- Work to be completed:
Give back the full listing, character for character, with no pictures.

- Available data:

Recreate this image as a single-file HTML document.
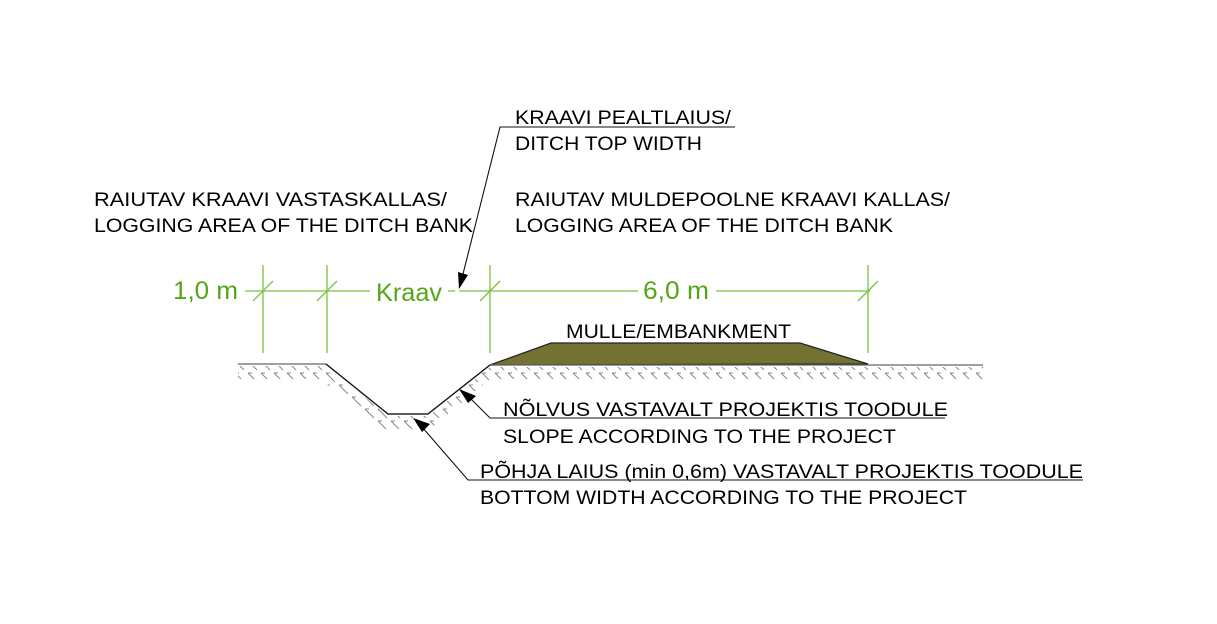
<!DOCTYPE html>
<html><head><style>html,body{margin:0;background:#fff}svg{display:block}text{font-family:"Liberation Sans",sans-serif}</style></head><body>
<svg width="1217" height="624" viewBox="0 0 1217 624" xmlns="http://www.w3.org/2000/svg">
<defs>
<pattern id="h" width="13" height="12" patternUnits="userSpaceOnUse">
<line x1="1" y1="1" x2="10" y2="10" stroke="#888" stroke-width="1"/>
<line x1="1" y1="1" x2="5" y2="1" stroke="#888" stroke-width="1"/>
</pattern>
<clipPath id="c"><polygon points="238,366 326,366 388,416 428,416 490,367 983,367 983,379 490,379 430,429 385,429 320,379 238,379"/></clipPath>
</defs>
<rect x="230" y="360" width="760" height="75" fill="url(#h)" clip-path="url(#c)"/>
<polygon points="490,365 551,343 800,343 868,364" fill="#747232" stroke="#222" stroke-width="1.2"/>
<polyline points="238,364 326,364 388,414 428,414 490,365 983,365" fill="none" stroke="#666" stroke-width="1.3"/>
<polyline points="326,364 388,414 428,414 490,365" fill="none" stroke="#111" stroke-width="1.2"/>
<g stroke="#7bc142" stroke-width="1.3">
<line x1="263" y1="265" x2="263" y2="353"/><line x1="327" y1="265" x2="327" y2="353"/>
<line x1="490" y1="265" x2="490" y2="353"/><line x1="868" y1="265" x2="868" y2="353"/>
<line x1="245" y1="291" x2="370" y2="291"/><line x1="448" y1="291" x2="455" y2="291"/><line x1="459" y1="291" x2="638" y2="291"/><line x1="716" y1="291" x2="870" y2="291"/>
<line x1="253" y1="301" x2="273" y2="281"/><line x1="317" y1="301" x2="337" y2="281"/><line x1="480" y1="301" x2="500" y2="281"/><line x1="858" y1="301" x2="878" y2="281"/>
</g>
<g fill="#55a518" font-size="25">
<text x="173" y="299" textLength="65" lengthAdjust="spacingAndGlyphs">1,0 m</text><text x="376" y="301" textLength="66" lengthAdjust="spacingAndGlyphs">Kraav</text><text x="643" y="299" textLength="66" lengthAdjust="spacingAndGlyphs">6,0 m</text>
</g>
<g stroke="#111" stroke-width="1.1" fill="none">
<polyline points="735,127 500,127 462,278"/>
<polyline points="945,418 490,418 468,396"/>
<polyline points="1083,480 468,480 422,427"/>
</g>
<polygon points="459,289 458,272 468,275" fill="#000"/>
<polygon points="459,389 476,396 468,403" fill="#000"/>
<polygon points="413,418 430,424 422,432" fill="#000"/>
<g fill="#000" font-size="19" lengthAdjust="spacingAndGlyphs">
<text x="515" y="124" textLength="216" lengthAdjust="spacingAndGlyphs">KRAAVI PEALTLAIUS/</text>
<text x="515" y="150" textLength="187" lengthAdjust="spacingAndGlyphs">DITCH TOP WIDTH</text>
<text x="94" y="206" textLength="353" lengthAdjust="spacingAndGlyphs">RAIUTAV KRAAVI VASTASKALLAS/</text>
<text x="94" y="232" textLength="379" lengthAdjust="spacingAndGlyphs">LOGGING AREA OF THE DITCH BANK</text>
<text x="515" y="206" textLength="435" lengthAdjust="spacingAndGlyphs">RAIUTAV MULDEPOOLNE KRAAVI KALLAS/</text>
<text x="515" y="232" textLength="378" lengthAdjust="spacingAndGlyphs">LOGGING AREA OF THE DITCH BANK</text>
<text x="566" y="338" textLength="225" lengthAdjust="spacingAndGlyphs">MULLE/EMBANKMENT</text>
<text x="503" y="416" textLength="445" lengthAdjust="spacingAndGlyphs">NÕLVUS VASTAVALT PROJEKTIS TOODULE</text>
<text x="503" y="443" textLength="393" lengthAdjust="spacingAndGlyphs">SLOPE ACCORDING TO THE PROJECT</text>
<text x="480" y="478" textLength="603" lengthAdjust="spacingAndGlyphs">PÕHJA LAIUS (min 0,6m) VASTAVALT PROJEKTIS TOODULE</text>
<text x="480" y="504" textLength="487" lengthAdjust="spacingAndGlyphs">BOTTOM WIDTH ACCORDING TO THE PROJECT</text>
</g>
</svg>
</body></html>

- Solution:
Recreate this image as a single-file HTML document.
<!DOCTYPE html>
<html><head><style>html,body{margin:0;background:#fff}svg{display:block}text{font-family:"Liberation Sans",sans-serif}</style></head><body>
<svg width="1217" height="624" viewBox="0 0 1217 624" xmlns="http://www.w3.org/2000/svg">
<defs>
<pattern id="h" width="13" height="12" patternUnits="userSpaceOnUse">
<line x1="1" y1="1" x2="10" y2="10" stroke="#888" stroke-width="1"/>
<line x1="1" y1="1" x2="5" y2="1" stroke="#888" stroke-width="1"/>
</pattern>
<clipPath id="c"><polygon points="238,366 326,366 388,416 428,416 490,367 983,367 983,379 490,379 430,429 385,429 320,379 238,379"/></clipPath>
</defs>
<rect x="230" y="360" width="760" height="75" fill="url(#h)" clip-path="url(#c)"/>
<polygon points="490,365 551,343 800,343 868,364" fill="#747232" stroke="#222" stroke-width="1.2"/>
<polyline points="238,364 326,364 388,414 428,414 490,365 983,365" fill="none" stroke="#666" stroke-width="1.3"/>
<polyline points="326,364 388,414 428,414 490,365" fill="none" stroke="#111" stroke-width="1.2"/>
<g stroke="#7bc142" stroke-width="1.3">
<line x1="263" y1="265" x2="263" y2="353"/><line x1="327" y1="265" x2="327" y2="353"/>
<line x1="490" y1="265" x2="490" y2="353"/><line x1="868" y1="265" x2="868" y2="353"/>
<line x1="245" y1="291" x2="370" y2="291"/><line x1="448" y1="291" x2="455" y2="291"/><line x1="459" y1="291" x2="638" y2="291"/><line x1="716" y1="291" x2="870" y2="291"/>
<line x1="253" y1="301" x2="273" y2="281"/><line x1="317" y1="301" x2="337" y2="281"/><line x1="480" y1="301" x2="500" y2="281"/><line x1="858" y1="301" x2="878" y2="281"/>
</g>
<g fill="#55a518" font-size="25">
<text x="173" y="299" textLength="65" lengthAdjust="spacingAndGlyphs">1,0 m</text><text x="376" y="301" textLength="66" lengthAdjust="spacingAndGlyphs">Kraav</text><text x="643" y="299" textLength="66" lengthAdjust="spacingAndGlyphs">6,0 m</text>
</g>
<g stroke="#111" stroke-width="1.1" fill="none">
<polyline points="735,127 500,127 462,278"/>
<polyline points="945,418 490,418 468,396"/>
<polyline points="1083,480 468,480 422,427"/>
</g>
<polygon points="459,289 458,272 468,275" fill="#000"/>
<polygon points="459,389 476,396 468,403" fill="#000"/>
<polygon points="413,418 430,424 422,432" fill="#000"/>
<g fill="#000" font-size="19" lengthAdjust="spacingAndGlyphs">
<text x="515" y="124" textLength="216" lengthAdjust="spacingAndGlyphs">KRAAVI PEALTLAIUS/</text>
<text x="515" y="150" textLength="187" lengthAdjust="spacingAndGlyphs">DITCH TOP WIDTH</text>
<text x="94" y="206" textLength="353" lengthAdjust="spacingAndGlyphs">RAIUTAV KRAAVI VASTASKALLAS/</text>
<text x="94" y="232" textLength="379" lengthAdjust="spacingAndGlyphs">LOGGING AREA OF THE DITCH BANK</text>
<text x="515" y="206" textLength="435" lengthAdjust="spacingAndGlyphs">RAIUTAV MULDEPOOLNE KRAAVI KALLAS/</text>
<text x="515" y="232" textLength="378" lengthAdjust="spacingAndGlyphs">LOGGING AREA OF THE DITCH BANK</text>
<text x="566" y="338" textLength="225" lengthAdjust="spacingAndGlyphs">MULLE/EMBANKMENT</text>
<text x="503" y="416" textLength="445" lengthAdjust="spacingAndGlyphs">NÕLVUS VASTAVALT PROJEKTIS TOODULE</text>
<text x="503" y="443" textLength="393" lengthAdjust="spacingAndGlyphs">SLOPE ACCORDING TO THE PROJECT</text>
<text x="480" y="478" textLength="603" lengthAdjust="spacingAndGlyphs">PÕHJA LAIUS (min 0,6m) VASTAVALT PROJEKTIS TOODULE</text>
<text x="480" y="504" textLength="487" lengthAdjust="spacingAndGlyphs">BOTTOM WIDTH ACCORDING TO THE PROJECT</text>
</g>
</svg>
</body></html>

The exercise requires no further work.